## Work instructions
For the data below, transcribe the part that opens with the line containing "Emit a Python" and closes with the line containing "plt.rcParams['font.family'] = ['Noto", exactly and with no pictures.

## begin

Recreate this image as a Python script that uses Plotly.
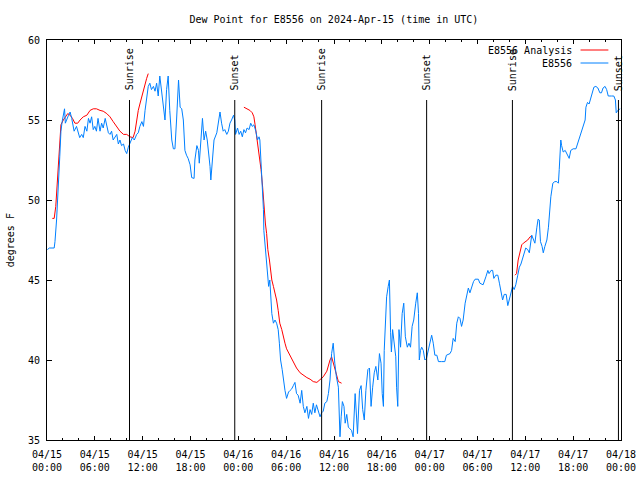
import pandas as pd
import plotly.graph_objects as go

START = pd.Timestamp("2024-04-15 00:00")

# Observed dew point (E8556): hours after start, degrees F
obs_hours = [0.05,0.3,0.9,1.0,1.2,1.4,1.6,1.75,1.9,2.2,2.3,2.7,2.9,3.1,3.3,3.4,3.7,3.9,4.1,4.35,4.55,4.77,5.0,5.2,5.4,5.6,5.8,6.0,6.2,6.4,6.65,6.85,7.05,7.3,7.5,7.7,7.9,8.1,8.3,8.5,8.75,8.95,9.15,9.35,9.6,9.8,10.0,10.2,10.4,10.7,10.95,11.25,11.45,11.65,11.9,12.1,12.3,12.5,12.7,12.9,13.1,13.35,13.55,13.75,13.95,14.15,14.4,14.6,14.8,15.0,15.2,15.4,15.65,15.85,16.05,16.25,16.5,16.7,16.9,17.1,17.3,17.5,17.7,17.95,18.15,18.45,18.55,18.8,19.0,19.1,19.3,19.5,19.7,19.9,20.1,20.3,20.45,20.55,20.75,20.95,21.3,21.5,21.7,21.9,22.1,22.3,22.55,22.75,22.95,23.15,23.4,23.55,23.65,23.9,24.1,24.3,24.5,24.7,24.9,25.1,25.35,25.55,25.75,25.95,26.2,26.4,26.6,26.7,26.85,26.95,27.05,27.15,27.2,27.35,27.5,27.6,27.8,27.95,28.05,28.2,28.4,28.6,28.8,29.0,29.15,29.3,29.5,29.65,29.85,30.05,30.3,30.5,30.7,30.9,31.1,31.3,31.5,31.75,31.95,32.15,32.35,32.6,32.8,33.0,33.2,33.4,33.6,33.8,34.0,34.25,34.45,34.65,34.85,35.1,35.3,35.5,35.7,35.9,36.1,36.3,36.55,36.75,36.9,37.05,37.25,37.4,37.6,37.8,38.0,38.2,38.4,38.65,38.85,38.95,39.2,39.4,39.6,39.8,40.0,40.25,40.45,40.65,40.85,41.05,41.25,41.5,41.7,41.9,42.05,42.2,42.3,42.45,42.6,42.8,42.95,43.1,43.2,43.35,43.5,43.75,43.85,44.0,44.15,44.35,44.55,44.75,44.95,45.2,45.4,45.6,45.8,46.0,46.25,46.45,46.6,46.7,46.85,47.0,47.2,47.4,47.6,47.8,48.05,48.25,48.45,48.65,48.9,49.1,49.5,49.9,50.1,50.55,50.75,50.95,51.2,51.4,51.6,51.8,52.0,52.2,52.45,52.65,52.85,53.05,53.3,53.5,53.7,54.1,54.3,54.7,55.05,55.3,55.45,55.7,55.9,56.05,56.3,56.55,56.75,56.95,57.15,57.35,57.6,57.8,58.0,58.2,58.4,58.6,58.8,59.05,59.25,59.45,59.65,59.85,60.05,60.3,60.5,60.8,61.0,61.2,61.45,61.6,61.75,61.9,62.1,62.25,62.45,62.7,62.9,63.1,63.2,63.45,63.7,63.95,64.15,64.25,64.45,64.55,64.75,65.0,65.25,65.5,65.7,66.0,66.35,66.6,66.9,67.2,67.5,67.6,67.8,68.0,68.2,68.4,68.6,68.85,69.1,69.35,69.55,69.75,70.0,70.2,70.4,70.8,71.1,71.3,71.4,71.6,71.9]
obs_values = [46.9,47.0,47.0,47.4,48.75,50.4,52.7,54.3,54.9,55.7,54.8,55.3,55.5,55.1,54.6,54.3,54.6,54.3,53.9,54.1,53.9,54.6,54.3,55.1,54.8,55.2,54.4,54.6,54.3,55.1,54.3,54.8,54.5,55.1,54.7,54.2,54.1,54.3,53.75,53.9,54.1,53.5,53.75,53.4,53.5,53.1,52.9,53.3,53.5,53.9,53.75,54.1,54.2,54.6,54.9,54.6,55.6,56.5,57.1,57.3,56.9,57.1,56.8,57.3,56.5,57.75,56.7,55.8,55.0,56.9,57.75,55.6,53.75,53.2,53.2,55.0,57.5,55.8,55.7,55.0,53.1,52.8,52.6,52.2,51.4,51.35,52.5,53.4,53.1,52.3,53.5,55.1,53.75,54.3,53.75,52.9,52.1,51.25,52.5,53.75,54.2,54.8,55.5,54.8,54.3,54.4,54.1,54.3,54.8,55.0,55.3,55.0,54.1,54.5,54.1,54.3,53.95,54.4,54.2,54.5,54.4,54.8,54.6,54.7,54.3,53.75,53.95,53.75,52.5,51.7,50.4,49.4,48.1,47.1,46.25,45.4,44.6,45.0,44.0,42.9,42.3,42.5,42.3,41.9,41.05,40.0,39.4,38.75,38.1,37.6,38.0,38.1,38.2,38.4,38.6,37.9,37.8,37.3,38.1,37.1,36.7,37.1,36.35,36.9,36.6,37.3,36.7,37.2,36.9,36.45,36.7,36.8,37.3,37.4,37.9,38.75,40.4,41.05,39.8,38.95,38.3,35.2,36.45,37.4,37.1,36.05,36.6,35.8,35.7,35.6,35.2,37.9,36.25,35.4,38.1,38.4,36.9,36.25,38.1,39.4,39.5,37.1,38.3,39.2,39.6,38.75,40.4,39.8,37.9,37.1,40.6,42.4,43.95,44.6,45.0,41.7,40.5,41.9,41.25,40.2,38.3,37.1,41.9,40.8,42.9,43.55,41.45,40.8,41.05,40.8,42.1,42.5,43.55,44.2,42.9,40.0,40.6,40.8,40.6,40.0,40.1,40.6,41.15,41.55,41.05,40.3,40.3,39.9,39.9,39.9,40.3,40.4,40.6,41.35,41.15,42.3,42.7,42.6,42.1,42.5,43.55,43.95,44.5,44.2,44.6,44.9,45.05,45.05,44.8,44.7,45.2,45.6,45.4,45.6,45.6,45.1,45.3,45.3,44.8,44.3,43.75,44.1,44.1,43.4,43.85,44.3,44.6,44.4,44.7,45.3,45.8,46.0,46.35,46.6,47.0,46.9,46.7,47.8,47.5,47.3,48.3,48.8,48.75,47.4,47.1,46.7,47.1,47.5,48.3,49.4,50.2,51.05,51.15,51.15,51.05,51.9,53.75,53.4,53.0,53.1,52.8,52.6,53.1,53.2,53.2,53.6,54.1,54.6,55.0,55.8,56.1,56.0,56.35,56.7,57.05,57.1,57.0,56.7,56.7,57.0,57.1,56.9,56.5,56.5,56.5,56.25,55.45,55.6,55.7]

# Analysis (three segments separated by gaps)
ana_hours = [0.67,0.9,1.1,1.25,1.4,1.6,1.75,2.05,2.35,2.6,2.9,3.2,3.5,3.85,4.15,4.55,5.0,5.4,5.8,6.2,6.65,7.05,7.5,7.9,8.3,8.75,9.15,9.6,10.0,10.4,10.8,11.05,11.25,11.45,11.65,11.9,12.1,12.3,12.5,12.7,
             12.8,
             24.7,25.1,25.45,25.75,25.95,26.1,26.3,26.5,26.7,26.85,27.05,27.2,27.4,27.55,27.7,27.9,28.05,28.2,28.4,28.6,28.8,29.0,29.2,29.45,29.65,29.85,30.05,30.5,30.9,31.3,31.75,32.15,32.6,33.0,33.4,33.85,34.25,34.65,35.1,35.3,35.5,35.7,35.9,36.1,36.35,36.55,36.95,
             37.0,
             58.7,58.9,59.1,59.35,59.55,59.75,60.05,60.3,60.6,60.85]
ana_values = [48.85,48.85,49.6,50.8,52.5,53.95,54.7,55.0,55.2,55.4,55.3,55.1,54.8,54.8,55.0,55.2,55.3,55.6,55.7,55.7,55.6,55.55,55.4,55.2,54.9,54.6,54.3,54.1,54.1,53.95,53.9,54.3,55.0,55.6,56.0,56.5,56.9,57.3,57.6,57.9,
              None,
              55.8,55.7,55.6,55.45,55.2,54.7,53.95,53.3,52.7,51.9,50.8,49.6,48.5,47.9,46.9,46.25,45.6,45.0,44.6,44.2,43.75,43.1,42.3,41.9,41.35,41.05,40.7,40.3,39.9,39.5,39.2,39.05,38.9,38.8,38.65,38.6,38.8,38.95,39.3,39.7,40.0,40.2,39.8,39.4,38.95,38.65,38.55,
              None,
              45.3,45.4,46.25,46.8,47.2,47.3,47.4,47.5,47.7,47.75]

sun_labels = ["Sunrise", "Sunset", "Sunrise", "Sunset", "Sunrise", "Sunset"]
sun_hours = [10.35, 23.55, 34.45, 47.62, 58.38, 71.68]

tick_hours = list(range(0, 73, 6))

def to_time(hours):
    return [START + pd.Timedelta(hours=h) for h in hours]

FONT = "DejaVu Sans Mono"
RED = "#ff0000"
BLUE = "#0080ff"

fig = go.Figure()
fig.add_trace(go.Scatter(x=to_time(ana_hours), y=ana_values, mode="lines",
                         name="E8556 Analysis", line=dict(color=RED, width=1),
                         connectgaps=False, showlegend=False))
fig.add_trace(go.Scatter(x=to_time(obs_hours), y=obs_values, mode="lines",
                         name="E8556", line=dict(color=BLUE, width=1),
                         showlegend=False))

# Sunrise / sunset markers
for lab, h in zip(sun_labels, sun_hours):
    t = START + pd.Timedelta(hours=h)
    fig.add_shape(type="line", xref="x", yref="paper", x0=t, x1=t, y0=0, y1=0.85,
                  line=dict(color="black", width=1))
    fig.add_annotation(x=t, xref="x", y=0.868, yref="paper", text=lab, textangle=-90,
                       showarrow=False, xanchor="center", yanchor="bottom",
                       font=dict(family=FONT, size=10, color="black"))

# Manual legend (text then line sample, like the original)
legend_items = [("E8556 Analysis", RED), ("E8556", BLUE)]
for i, (name, col) in enumerate(legend_items):
    yp = 0.975 - i * 0.0325
    fig.add_annotation(x=0.9173, xref="paper", y=yp, yref="paper", text=name,
                       showarrow=False, xanchor="right", yanchor="middle",
                       font=dict(family=FONT, size=10, color="black"))
    fig.add_shape(type="line", xref="paper", yref="paper", x0=0.9295, x1=0.978,
                  y0=yp, y1=yp, line=dict(color=col, width=1))

# y-axis title
fig.add_annotation(x=-0.064, xref="paper", y=0.5, yref="paper", text="degrees F",
                   textangle=-90, showarrow=False, xanchor="center", yanchor="middle",
                   font=dict(family=FONT, size=10, color="black"))

tick_times = to_time(tick_hours)
tick_text = [t.strftime("%m/%d") + "<br>" + t.strftime("%H:%M") for t in tick_times]

fig.update_layout(
    width=640, height=480,
    margin=dict(l=47, r=19, t=40, b=40, autoexpand=False),
    paper_bgcolor="white", plot_bgcolor="white",
    font=dict(family=FONT, size=10, color="black"),
    title=dict(text="Dew Point for E8556 on 2024-Apr-15 (time in UTC)",
               x=0.5217, xanchor="center", y=1 - 19 / 480, yanchor="middle",
               yref="container", font=dict(family=FONT, size=10, color="black")),
    xaxis=dict(type="date", range=[tick_times[0], tick_times[-1]], automargin=False,
               tickmode="array", tickvals=tick_times, ticktext=tick_text,
               ticks="inside", ticklen=4, tickcolor="black", tickwidth=1,
               ticklabelstandoff=5,
               showline=True, linecolor="black", linewidth=1, mirror="allticks",
               showgrid=False, zeroline=False,
               minor=dict(tickmode="linear", tick0=tick_times[0], dtick=2 * 3600 * 1000,
                          ticks="inside", ticklen=2, tickcolor="black", showgrid=False),
               tickfont=dict(family=FONT, size=10, color="black")),
    yaxis=dict(range=[35, 60], tickmode="linear", tick0=35, dtick=5, automargin=False,
               ticks="inside", ticklen=5, tickcolor="black", tickwidth=1,
               ticklabelstandoff=4,
               showline=True, linecolor="black", linewidth=1, mirror="allticks",
               showgrid=False, zeroline=False,
               tickfont=dict(family=FONT, size=10, color="black")),
)

fig.write_html("out.html")
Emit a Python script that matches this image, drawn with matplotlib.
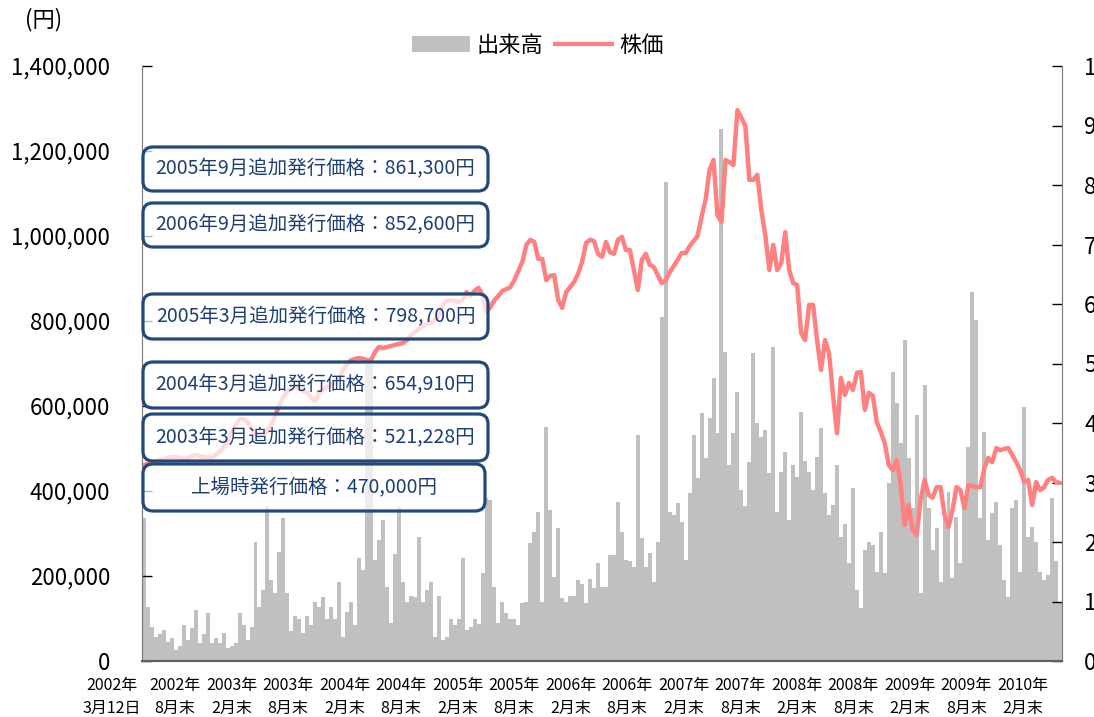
import numpy as np
import matplotlib
matplotlib.use('Agg')
import matplotlib.pyplot as plt
from matplotlib.patches import FancyBboxPatch, Patch
from matplotlib.lines import Line2D
from matplotlib.ticker import FuncFormatter
from matplotlib.transforms import blended_transform_factory

plt.rcParams['font.family'] = ['Noto Sans CJK JP', 'DejaVu Sans']

# Weekly-sampled volume (right axis, 0-10)
volume = [
    2.4, 0.9, 0.57, 0.4, 0.45, 0.52, 0.32, 0.38, 0.18, 0.25,
    0.6, 0.35, 0.55, 0.85, 0.3, 0.45, 0.8, 0.3, 0.38, 0.3,
    0.47, 0.22, 0.25, 0.3, 0.8, 0.6, 0.35, 0.57, 2.0, 0.9,
    1.2, 2.6, 1.36, 1.14, 1.84, 2.4, 1.14, 0.5, 0.75, 0.7,
    0.47, 0.75, 0.6, 1.0, 0.9, 1.08, 0.7, 0.9, 0.7, 1.33,
    0.4, 0.82, 1.0, 0.6, 1.73, 1.53, 5.0, 5.0, 1.7, 2.03,
    2.37, 1.25, 0.64, 1.8, 2.6, 1.33, 1.0, 1.1, 1.08, 2.08,
    1.0, 1.2, 1.33, 0.4, 1.1, 0.35, 0.4, 0.7, 0.6, 0.7,
    1.73, 0.52, 0.57, 0.7, 0.62, 1.48, 2.74, 2.7, 1.25, 0.64,
    1.0, 0.8, 0.7, 0.7, 0.6, 0.97, 1.0, 1.98, 2.17, 2.5,
    1.0, 3.93, 2.53, 1.41, 2.24, 1.06, 1.0, 1.1, 1.1, 1.36,
    1.3, 0.97, 1.38, 1.23, 1.65, 1.25, 1.25, 1.78, 1.78, 2.67,
    2.17, 1.7, 1.68, 1.58, 3.8, 2.07, 1.58, 1.81, 1.33, 2.0,
    5.78, 8.05, 2.5, 2.45, 2.65, 2.33, 1.7, 2.82, 3.8, 3.08,
    4.17, 3.41, 4.08, 4.76, 3.83, 8.94, 5.19, 3.3, 3.83, 4.52,
    2.87, 2.6, 3.35, 5.18, 4.0, 3.77, 3.88, 3.16, 5.28, 2.5,
    3.18, 3.51, 2.37, 3.3, 3.09, 4.18, 3.36, 3.18, 2.87, 3.43,
    3.92, 2.82, 2.45, 2.62, 3.3, 2.08, 2.31, 1.65, 2.91, 1.2,
    0.89, 1.87, 2.0, 1.95, 1.5, 2.17, 1.48, 3.0, 4.86, 4.34,
    3.66, 5.4, 3.41, 2.57, 4.13, 1.14, 4.64, 2.57, 1.87, 2.24,
    1.33, 2.4, 2.84, 1.39, 2.42, 1.65, 2.57, 3.6, 6.2, 5.73,
    2.4, 3.85, 2.03, 2.49, 2.67, 1.95, 1.36, 1.08, 2.57, 2.7,
    1.5, 4.27, 2.08, 2.25, 2.0, 1.5, 1.36, 1.45, 2.74, 1.68,
    1.0,
]

# Weekly-sampled share price (thousand yen, left axis)
price_k = [
    461, 464, 468, 471, 473, 475, 478, 480, 480, 478,
    475, 478, 482, 485, 482, 480, 480, 478, 485, 492,
    504, 518, 539, 555, 569, 569, 562, 548, 534, 529,
    532, 541, 558, 579, 602, 621, 635, 642, 645, 640,
    635, 631, 619, 612, 631, 640, 645, 649, 654, 664,
    685, 699, 708, 711, 713, 711, 708, 708, 727, 739,
    736, 739, 741, 744, 746, 748, 755, 767, 774, 781,
    788, 793, 795, 802, 812, 838, 847, 849, 847, 845,
    849, 868, 859, 871, 878, 861, 821, 833, 849, 859,
    871, 875, 880, 896, 918, 939, 979, 991, 986, 946,
    946, 896, 906, 908, 849, 831, 868, 880, 892, 911,
    939, 984, 991, 988, 958, 951, 986, 962, 958, 991,
    998, 967, 967, 920, 873, 944, 958, 932, 927, 908,
    889, 896, 915, 929, 944, 960, 960, 976, 988, 1000,
    1045, 1085, 1155, 1179, 1049, 1033, 1179, 1174, 1167, 1296,
    1278, 1259, 1132, 1132, 1144, 1061, 1002, 920, 979, 920,
    936, 1009, 920, 889, 885, 772, 755, 838, 838, 755,
    685, 755, 725, 626, 536, 666, 626, 654, 638, 678,
    680, 591, 631, 624, 562, 539, 513, 461, 449, 473,
    414, 320, 367, 308, 296, 379, 426, 391, 384, 409,
    409, 344, 315, 355, 409, 402, 360, 414, 412, 409,
    409, 454, 478, 468, 501, 496, 499, 501, 485, 468,
    449, 421, 426, 367, 421, 402, 409, 426, 431, 421,
    419,
]

x_labels = ['2002年\n3月12日', '2002年\n8月末', '2003年\n2月末', '2003年\n8月末',
            '2004年\n2月末', '2004年\n8月末', '2005年\n2月末', '2005年\n8月末',
            '2006年\n2月末', '2006年\n8月末', '2007年\n2月末', '2007年\n8月末',
            '2008年\n2月末', '2008年\n8月末', '2009年\n2月末', '2009年\n8月末',
            '2010年\n2月末']

notes = ['2005年9月追加発行価格：861,300円',
         '2006年9月追加発行価格：852,600円',
         '2005年3月追加発行価格：798,700円',
         '2004年3月追加発行価格：654,910円',
         '2003年3月追加発行価格：521,228円',
         '上場時発行価格：470,000円']

W, H = 1094, 717
fig = plt.figure(figsize=(W / 100, H / 100), dpi=100)
ax_v = fig.add_axes([142 / W, 56 / H, 920 / W, 595 / H])
ax_p = ax_v.twinx()

n = len(volume)
xv = np.arange(n)
xp = np.arange(len(price_k))
price = np.array(price_k) * 1000

ax_v.bar(xv, volume, width=1.0, color='#C0C0C0', linewidth=0, align='center')
ax_p.plot(xp, price, color='#FF8080', lw=3.2, solid_joinstyle='round', solid_capstyle='round')

ax_v.set_xlim(-0.5, n - 0.5)
ax_v.set_ylim(0, 10)
ax_p.set_ylim(0, 1400000)

ax_v.yaxis.tick_right()
ax_v.set_yticks(range(11))
ax_v.set_yticklabels([str(i) for i in range(11)])
ax_p.yaxis.tick_left()
ax_p.set_yticks(range(0, 1400001, 200000))
ax_p.yaxis.set_major_formatter(FuncFormatter(lambda v, p: f'{v:,.0f}'))

ax_v.tick_params(axis='y', direction='in', length=7, width=1, labelsize=16, pad=16, colors='black')
ax_p.tick_params(axis='y', direction='in', length=7, width=1, labelsize=16, pad=23, colors='black')
ax_v.set_xticks([])
ax_p.set_xticks([])

for a in (ax_v, ax_p):
    a.spines['top'].set_visible(False)
    a.spines['left'].set_color('#808080')
    a.spines['right'].set_color('#808080')
    a.spines['bottom'].set_color('#606060')
    a.spines['bottom'].set_linewidth(1.5)

# x labels
trans = blended_transform_factory(ax_v.transData, ax_v.transAxes)
label_pos = [-8.0] + [7.8 + 14.19 * k for k in range(16)]
for pos, lab in zip(label_pos, x_labels):
    ax_p.text(pos, -16 / 595, lab, transform=trans, ha='center', va='top',
              fontsize=11.5, linespacing=1.45, clip_on=False)

# annotation boxes
tops = [147, 203, 294, 362, 414, 464]
bots = [191, 247, 339, 408, 461, 511]
for i, (t, b, s) in enumerate(zip(tops, bots, notes)):
    x0 = 143
    x1 = 488 if i < 5 else 485
    patch = FancyBboxPatch((x0 / W, 1 - b / H), (x1 - x0) / W, (b - t) / H,
                           boxstyle='round,pad=0,rounding_size=0.009',
                           mutation_aspect=W / H, transform=fig.transFigure,
                           facecolor=(1, 1, 1, 0.72), edgecolor='#23487A',
                           linewidth=2.3, zorder=5)
    fig.add_artist(patch)
    fig.text((x0 + x1) / 2 / W, 1 - (t + b) / 2 / H, s, ha='center', va='center',
             color='#1F3F73', fontsize=14, zorder=6)

# legend
handles = [Patch(facecolor='#C0C0C0', edgecolor='none', label='出来高'),
           Line2D([], [], color='#FF8080', lw=3, label='株価')]
fig.legend(handles=handles, loc='center', bbox_to_anchor=(538 / W, 1 - 45 / H), ncol=2,
           frameon=False, fontsize=16, handlelength=2.6, handleheight=0.75,
           handletextpad=0.3, columnspacing=0.5)

fig.text(44 / W, 1 - 20 / H, '(円)', ha='center', va='center', fontsize=16)

fig.savefig('out.png', dpi=100)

## end

## Finished exercise
Emit a Python script that matches this image, drawn with matplotlib.
import numpy as np
import matplotlib
matplotlib.use('Agg')
import matplotlib.pyplot as plt
from matplotlib.patches import FancyBboxPatch, Patch
from matplotlib.lines import Line2D
from matplotlib.ticker import FuncFormatter
from matplotlib.transforms import blended_transform_factory

plt.rcParams['font.family'] = ['Noto Sans CJK JP', 'DejaVu Sans']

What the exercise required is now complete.